The Wednesday loss bothered me more than the one that preceded it. On Tuesday the Yankees had to do something outrageous — six eighth-inning runs in the span of six batters, with an historic grand slam included — to prevail. On Wednesday they had only to stand back and watch as the home side did everything except win.
The Braves mustered 16 baserunners Wednesday night. They managed two runs. The Braves left 13 men on base, at least one in every inning. They managed 12 hits, at least one in every inning except the seventh. They were 2-for-13 with runners in scoring position, and one of the two was the rookie Andrelton Simmons’ bunt-for-a-hit single with Jason Heyward on third and one out, which Fredi Gonzalez conceded was “an aggressive mistake.”
This was a game that was harder to lose than to win, but lose the Braves did. They were swept in a series in which they made one error and outhit the Yankees 27-24. “We played good,” Brian McCann said, and that was the scary part.
This was a series that came down to little things. A night after Alex Rodriguez barely fouled off one 3-2 pitch from Jonny Venters and drove the next over the left-field fence, Martin Prado sought to squeeze home the tying run in the bottom of the eight. (This bunt had been called from the bench.) Instead Prado fouled Cody Eppley’s pitch to the screen.
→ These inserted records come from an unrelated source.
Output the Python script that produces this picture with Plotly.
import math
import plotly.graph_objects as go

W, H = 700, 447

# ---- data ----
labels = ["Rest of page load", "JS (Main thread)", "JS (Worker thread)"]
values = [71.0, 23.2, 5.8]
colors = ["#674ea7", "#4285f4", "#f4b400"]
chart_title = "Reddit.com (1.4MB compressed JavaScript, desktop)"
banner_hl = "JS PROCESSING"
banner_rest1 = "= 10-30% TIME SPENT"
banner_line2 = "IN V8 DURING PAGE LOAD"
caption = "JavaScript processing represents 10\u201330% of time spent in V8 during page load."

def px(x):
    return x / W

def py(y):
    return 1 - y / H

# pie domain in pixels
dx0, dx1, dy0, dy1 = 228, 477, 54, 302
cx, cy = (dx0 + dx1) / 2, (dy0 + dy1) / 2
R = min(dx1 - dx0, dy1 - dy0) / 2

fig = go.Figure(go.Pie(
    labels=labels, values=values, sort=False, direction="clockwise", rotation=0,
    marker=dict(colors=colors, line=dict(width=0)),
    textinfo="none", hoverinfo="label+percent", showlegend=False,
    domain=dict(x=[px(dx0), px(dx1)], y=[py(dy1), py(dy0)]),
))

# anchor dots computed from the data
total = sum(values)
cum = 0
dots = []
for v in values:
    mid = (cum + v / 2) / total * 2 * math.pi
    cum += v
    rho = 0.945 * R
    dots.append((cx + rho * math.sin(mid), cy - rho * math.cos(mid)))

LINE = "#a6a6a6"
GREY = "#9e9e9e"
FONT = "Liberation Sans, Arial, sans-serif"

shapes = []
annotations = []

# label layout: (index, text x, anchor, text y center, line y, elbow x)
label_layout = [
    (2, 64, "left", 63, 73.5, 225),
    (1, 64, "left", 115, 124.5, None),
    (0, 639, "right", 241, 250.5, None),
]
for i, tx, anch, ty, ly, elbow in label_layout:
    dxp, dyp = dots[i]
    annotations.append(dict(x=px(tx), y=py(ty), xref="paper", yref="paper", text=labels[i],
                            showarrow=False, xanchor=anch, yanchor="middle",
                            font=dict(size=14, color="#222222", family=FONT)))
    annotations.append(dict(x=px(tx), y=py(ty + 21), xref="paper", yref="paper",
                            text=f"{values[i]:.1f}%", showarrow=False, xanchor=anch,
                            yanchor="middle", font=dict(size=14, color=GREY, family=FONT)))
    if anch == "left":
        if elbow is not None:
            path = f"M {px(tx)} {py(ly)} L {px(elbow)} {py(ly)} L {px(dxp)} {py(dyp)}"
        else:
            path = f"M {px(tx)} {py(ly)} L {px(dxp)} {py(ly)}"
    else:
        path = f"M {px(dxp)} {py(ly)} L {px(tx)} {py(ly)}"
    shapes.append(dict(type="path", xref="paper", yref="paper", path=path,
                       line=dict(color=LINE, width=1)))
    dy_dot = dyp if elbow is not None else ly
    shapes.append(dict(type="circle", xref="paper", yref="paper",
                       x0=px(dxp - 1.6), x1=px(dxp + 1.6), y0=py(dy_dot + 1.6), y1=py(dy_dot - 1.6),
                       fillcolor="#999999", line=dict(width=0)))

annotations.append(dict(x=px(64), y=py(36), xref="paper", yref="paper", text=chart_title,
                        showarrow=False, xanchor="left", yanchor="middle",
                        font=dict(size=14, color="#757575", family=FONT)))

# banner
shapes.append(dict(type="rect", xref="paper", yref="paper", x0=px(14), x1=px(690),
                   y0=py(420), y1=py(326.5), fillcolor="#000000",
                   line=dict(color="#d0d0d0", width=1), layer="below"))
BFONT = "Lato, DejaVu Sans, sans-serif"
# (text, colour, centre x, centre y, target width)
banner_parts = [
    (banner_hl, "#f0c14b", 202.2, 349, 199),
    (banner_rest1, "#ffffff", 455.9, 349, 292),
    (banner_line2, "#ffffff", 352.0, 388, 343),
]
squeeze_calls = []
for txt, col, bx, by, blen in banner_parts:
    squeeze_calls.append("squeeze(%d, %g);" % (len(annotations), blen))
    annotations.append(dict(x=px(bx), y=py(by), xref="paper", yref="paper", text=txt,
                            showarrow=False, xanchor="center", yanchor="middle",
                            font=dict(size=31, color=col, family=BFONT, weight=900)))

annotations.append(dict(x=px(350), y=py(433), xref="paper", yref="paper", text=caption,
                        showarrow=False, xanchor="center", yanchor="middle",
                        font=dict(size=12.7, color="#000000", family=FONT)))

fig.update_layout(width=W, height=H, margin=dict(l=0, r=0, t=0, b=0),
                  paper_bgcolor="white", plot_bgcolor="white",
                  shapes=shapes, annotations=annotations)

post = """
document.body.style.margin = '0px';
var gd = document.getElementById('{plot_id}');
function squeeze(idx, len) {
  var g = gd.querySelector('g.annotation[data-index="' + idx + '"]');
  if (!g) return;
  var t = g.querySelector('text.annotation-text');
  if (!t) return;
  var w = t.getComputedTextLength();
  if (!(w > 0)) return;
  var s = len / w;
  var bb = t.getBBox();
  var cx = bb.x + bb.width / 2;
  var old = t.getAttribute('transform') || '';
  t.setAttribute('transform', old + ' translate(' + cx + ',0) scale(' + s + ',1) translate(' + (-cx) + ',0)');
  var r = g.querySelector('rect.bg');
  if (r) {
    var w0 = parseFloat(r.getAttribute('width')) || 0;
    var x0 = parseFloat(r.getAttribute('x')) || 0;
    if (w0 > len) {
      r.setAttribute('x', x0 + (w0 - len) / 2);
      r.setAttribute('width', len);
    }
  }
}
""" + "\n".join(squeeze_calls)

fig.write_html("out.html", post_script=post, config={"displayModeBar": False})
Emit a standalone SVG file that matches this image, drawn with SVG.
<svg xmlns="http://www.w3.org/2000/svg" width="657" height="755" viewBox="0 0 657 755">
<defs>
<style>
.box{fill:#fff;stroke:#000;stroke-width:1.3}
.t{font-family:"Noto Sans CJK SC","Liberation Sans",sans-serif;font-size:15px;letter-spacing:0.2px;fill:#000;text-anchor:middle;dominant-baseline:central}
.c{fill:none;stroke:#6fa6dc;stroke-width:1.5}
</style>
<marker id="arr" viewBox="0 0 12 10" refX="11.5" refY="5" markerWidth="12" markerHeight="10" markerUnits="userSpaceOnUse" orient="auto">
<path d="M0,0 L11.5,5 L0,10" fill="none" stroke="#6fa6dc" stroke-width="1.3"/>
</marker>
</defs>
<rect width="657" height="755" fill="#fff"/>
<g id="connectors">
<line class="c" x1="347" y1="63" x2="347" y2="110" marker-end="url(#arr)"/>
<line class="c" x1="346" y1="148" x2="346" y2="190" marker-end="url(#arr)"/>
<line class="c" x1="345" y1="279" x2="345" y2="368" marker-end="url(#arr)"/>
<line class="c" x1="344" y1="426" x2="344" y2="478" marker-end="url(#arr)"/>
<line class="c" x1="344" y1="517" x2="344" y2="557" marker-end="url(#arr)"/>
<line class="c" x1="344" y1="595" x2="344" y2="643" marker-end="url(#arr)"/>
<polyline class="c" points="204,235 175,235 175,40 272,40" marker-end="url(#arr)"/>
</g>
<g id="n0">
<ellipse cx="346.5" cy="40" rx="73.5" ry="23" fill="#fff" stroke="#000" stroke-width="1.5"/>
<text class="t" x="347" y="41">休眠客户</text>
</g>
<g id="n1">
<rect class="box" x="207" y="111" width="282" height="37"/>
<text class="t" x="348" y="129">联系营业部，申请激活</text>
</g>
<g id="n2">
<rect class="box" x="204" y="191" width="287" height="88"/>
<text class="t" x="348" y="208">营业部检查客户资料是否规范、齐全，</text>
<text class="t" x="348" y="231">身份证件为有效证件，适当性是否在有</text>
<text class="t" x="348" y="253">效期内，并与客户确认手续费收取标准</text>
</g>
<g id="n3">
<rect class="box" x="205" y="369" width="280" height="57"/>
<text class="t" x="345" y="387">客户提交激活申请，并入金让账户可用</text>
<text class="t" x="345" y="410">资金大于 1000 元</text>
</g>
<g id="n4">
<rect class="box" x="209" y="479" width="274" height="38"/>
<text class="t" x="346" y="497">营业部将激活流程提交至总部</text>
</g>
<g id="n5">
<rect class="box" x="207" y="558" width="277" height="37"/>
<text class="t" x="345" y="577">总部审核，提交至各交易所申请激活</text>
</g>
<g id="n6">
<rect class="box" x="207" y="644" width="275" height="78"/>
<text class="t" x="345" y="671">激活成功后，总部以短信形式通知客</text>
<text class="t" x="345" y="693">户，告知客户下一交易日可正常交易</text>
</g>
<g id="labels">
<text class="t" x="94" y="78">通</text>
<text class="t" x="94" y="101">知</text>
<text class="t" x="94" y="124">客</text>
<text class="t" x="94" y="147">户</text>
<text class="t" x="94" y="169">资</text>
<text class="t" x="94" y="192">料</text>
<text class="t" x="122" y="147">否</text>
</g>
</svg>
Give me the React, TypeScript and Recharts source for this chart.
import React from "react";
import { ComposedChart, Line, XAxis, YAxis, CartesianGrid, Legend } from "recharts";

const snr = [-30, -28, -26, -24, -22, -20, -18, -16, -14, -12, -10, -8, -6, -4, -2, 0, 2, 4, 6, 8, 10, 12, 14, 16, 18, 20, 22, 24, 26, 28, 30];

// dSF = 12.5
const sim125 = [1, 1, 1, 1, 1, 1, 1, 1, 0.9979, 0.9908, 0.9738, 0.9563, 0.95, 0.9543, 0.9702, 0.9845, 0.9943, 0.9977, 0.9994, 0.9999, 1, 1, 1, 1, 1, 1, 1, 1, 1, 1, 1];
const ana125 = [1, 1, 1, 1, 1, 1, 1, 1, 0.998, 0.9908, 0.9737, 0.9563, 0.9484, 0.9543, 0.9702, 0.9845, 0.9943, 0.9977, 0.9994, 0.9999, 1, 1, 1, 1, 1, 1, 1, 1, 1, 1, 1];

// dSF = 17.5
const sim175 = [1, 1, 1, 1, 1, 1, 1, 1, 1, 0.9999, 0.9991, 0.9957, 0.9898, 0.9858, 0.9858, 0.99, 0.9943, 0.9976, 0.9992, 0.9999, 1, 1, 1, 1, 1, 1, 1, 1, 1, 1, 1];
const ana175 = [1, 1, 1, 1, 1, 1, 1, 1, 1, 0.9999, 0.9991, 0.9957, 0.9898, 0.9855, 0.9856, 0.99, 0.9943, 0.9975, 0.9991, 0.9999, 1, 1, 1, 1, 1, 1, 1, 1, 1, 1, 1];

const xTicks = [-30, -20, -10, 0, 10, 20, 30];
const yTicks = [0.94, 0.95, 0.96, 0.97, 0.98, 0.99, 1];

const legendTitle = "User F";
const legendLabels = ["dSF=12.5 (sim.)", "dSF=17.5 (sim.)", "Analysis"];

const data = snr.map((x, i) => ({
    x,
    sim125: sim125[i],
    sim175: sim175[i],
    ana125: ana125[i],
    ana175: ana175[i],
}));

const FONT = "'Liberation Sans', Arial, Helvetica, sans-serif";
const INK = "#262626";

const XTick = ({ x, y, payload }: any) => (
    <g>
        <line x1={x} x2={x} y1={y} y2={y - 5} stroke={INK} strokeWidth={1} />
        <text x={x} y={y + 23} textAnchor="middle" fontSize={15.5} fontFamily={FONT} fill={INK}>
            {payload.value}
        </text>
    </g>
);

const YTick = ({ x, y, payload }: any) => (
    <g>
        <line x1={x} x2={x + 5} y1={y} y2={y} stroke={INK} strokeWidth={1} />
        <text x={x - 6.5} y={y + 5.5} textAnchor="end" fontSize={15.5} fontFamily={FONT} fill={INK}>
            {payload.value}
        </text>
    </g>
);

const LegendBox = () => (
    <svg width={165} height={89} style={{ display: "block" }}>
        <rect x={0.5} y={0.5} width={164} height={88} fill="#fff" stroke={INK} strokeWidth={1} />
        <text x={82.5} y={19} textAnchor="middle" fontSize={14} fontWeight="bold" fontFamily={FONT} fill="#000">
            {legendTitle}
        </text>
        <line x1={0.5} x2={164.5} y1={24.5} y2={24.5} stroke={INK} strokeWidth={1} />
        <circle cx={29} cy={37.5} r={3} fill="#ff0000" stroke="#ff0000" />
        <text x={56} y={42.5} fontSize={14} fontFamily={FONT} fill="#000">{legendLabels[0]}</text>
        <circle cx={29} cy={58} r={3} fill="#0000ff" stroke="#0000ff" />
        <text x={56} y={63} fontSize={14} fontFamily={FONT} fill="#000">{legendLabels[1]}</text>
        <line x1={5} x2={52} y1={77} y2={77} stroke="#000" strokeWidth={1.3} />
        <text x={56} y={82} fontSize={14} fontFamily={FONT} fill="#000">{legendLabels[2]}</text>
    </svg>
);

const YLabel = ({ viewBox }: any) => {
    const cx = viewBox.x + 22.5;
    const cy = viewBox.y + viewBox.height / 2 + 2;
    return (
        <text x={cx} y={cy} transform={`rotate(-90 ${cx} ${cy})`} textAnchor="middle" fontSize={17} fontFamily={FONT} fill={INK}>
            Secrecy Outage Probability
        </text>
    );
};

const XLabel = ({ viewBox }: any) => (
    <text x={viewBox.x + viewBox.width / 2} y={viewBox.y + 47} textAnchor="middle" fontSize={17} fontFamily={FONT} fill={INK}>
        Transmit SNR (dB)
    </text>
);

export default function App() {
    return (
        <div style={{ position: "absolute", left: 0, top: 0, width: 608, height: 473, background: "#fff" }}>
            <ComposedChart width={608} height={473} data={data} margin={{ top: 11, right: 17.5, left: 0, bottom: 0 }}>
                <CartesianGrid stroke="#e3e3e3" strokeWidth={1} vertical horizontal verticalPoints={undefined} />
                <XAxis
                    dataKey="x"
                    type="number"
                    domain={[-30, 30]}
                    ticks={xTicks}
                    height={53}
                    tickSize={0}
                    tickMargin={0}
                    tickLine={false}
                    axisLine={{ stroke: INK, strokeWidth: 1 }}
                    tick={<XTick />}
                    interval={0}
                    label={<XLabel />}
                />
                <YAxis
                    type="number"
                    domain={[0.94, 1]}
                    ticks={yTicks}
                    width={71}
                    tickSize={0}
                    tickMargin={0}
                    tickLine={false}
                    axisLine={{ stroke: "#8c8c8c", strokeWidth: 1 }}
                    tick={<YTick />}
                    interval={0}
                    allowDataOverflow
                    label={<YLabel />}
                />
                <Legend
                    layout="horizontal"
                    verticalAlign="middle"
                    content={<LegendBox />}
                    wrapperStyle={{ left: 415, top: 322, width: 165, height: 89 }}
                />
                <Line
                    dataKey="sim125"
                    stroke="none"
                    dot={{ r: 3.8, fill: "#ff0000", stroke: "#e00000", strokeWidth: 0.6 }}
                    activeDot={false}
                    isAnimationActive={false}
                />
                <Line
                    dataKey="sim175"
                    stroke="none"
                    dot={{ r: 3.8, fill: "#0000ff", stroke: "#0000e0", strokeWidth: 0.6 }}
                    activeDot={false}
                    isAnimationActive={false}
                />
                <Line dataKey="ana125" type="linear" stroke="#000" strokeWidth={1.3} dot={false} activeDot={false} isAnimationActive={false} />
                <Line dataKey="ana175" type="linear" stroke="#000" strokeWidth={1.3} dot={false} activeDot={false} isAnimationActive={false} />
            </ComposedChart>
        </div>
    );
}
Two pitches later the Braves’ leading hitter grounded into a double play. One foul-off led to four runs, the other to two killing outs.
Said Gonzalez: “We lost three games, and we played two really good games and 7 1/3 of another.”
A professional athlete expects to lose on a bad night and to win on a good one. It’s losing on the good nights that leads to doubt, and doubt in a team is never a good thing. The Braves have lost four in a row after winning six straight. Even with an eight-wins-in-nine-games run mixed in, this team has lost 13 of 21. From 1 1/2 games ahead in the National League East on May 20, the Braves have fallen five games behind Washington — their largest deficit of the season.
Until the six-game winning streak, the Braves had hit better than they pitched. In this series they pitched better than they hit. They scored six runs, half of those coming off Matt Diaz’s RBI double against CC Sabathia on Tuesday, in 27 innings. For the series they were 3-for-24 with runners in scoring position, and only one of the three hits actually generated a run.
Said McCann, whose fifth-inning home run was the Braves’ only hit of consequence: “We couldn’t get the big hit.”
Tim Hudson pitched well, but not well enough. Derek Jeter led off the game with a double in the gap and scored on A-Rod’s single up the middle. The Yankees made that lead stand until McCann hit his homer. But Hudson couldn’t hold his advantage long enough to get an out. Jeter — yep, him again — led off the sixth with a single to right, and Curtis Granderson hoisted a Hudson cutter inside the foul pole in right. “It cut the middle of the plate in half,” Hudson said, sarcasm dripping.
Said Gonzalez: “We had a lot of good things [in the series] — other than a win.”
It’s not as if the Braves haven’t beaten good teams this season. They took two of three in Dodger Stadium and two of three in Tropicana Field, and they swept the Marlins in Miami at a time when the Fish were flying. But the determinant in this series was a subtle difference in class: The Yankees didn’t do a lot but they aced the essential stuff, while the Braves saved their worst for the worst possible moments.
Gonzalez again: “It seemed like we were one pitch away the whole series.”
That has to nag at any club, to be so close and to walk away on the dustbin end of a sweep. It sounds weird, given that June has seen the Braves’ longest winning streak of the season, but this is a team headed the wrong direction. Even good teams know they’re going to lose 60 or so games in a season — that’s just the nature of baseball. Far more galling are the losses that come for no reason. Like Wednesday’s.
Is there time enough for the Braves to right themselves? Sure. Ninety-nine games remain. But these wild mood swings — the Braves have already had three losing streaks of four or more games — have to subside. The hitting has to pick back up, and the surge in starting pitching has to continue.
“I think this club is ready to make another run,” Gonzalez said, and maybe it is. But those words would have carried more oomph had his Braves managed to beat the Yankees just once.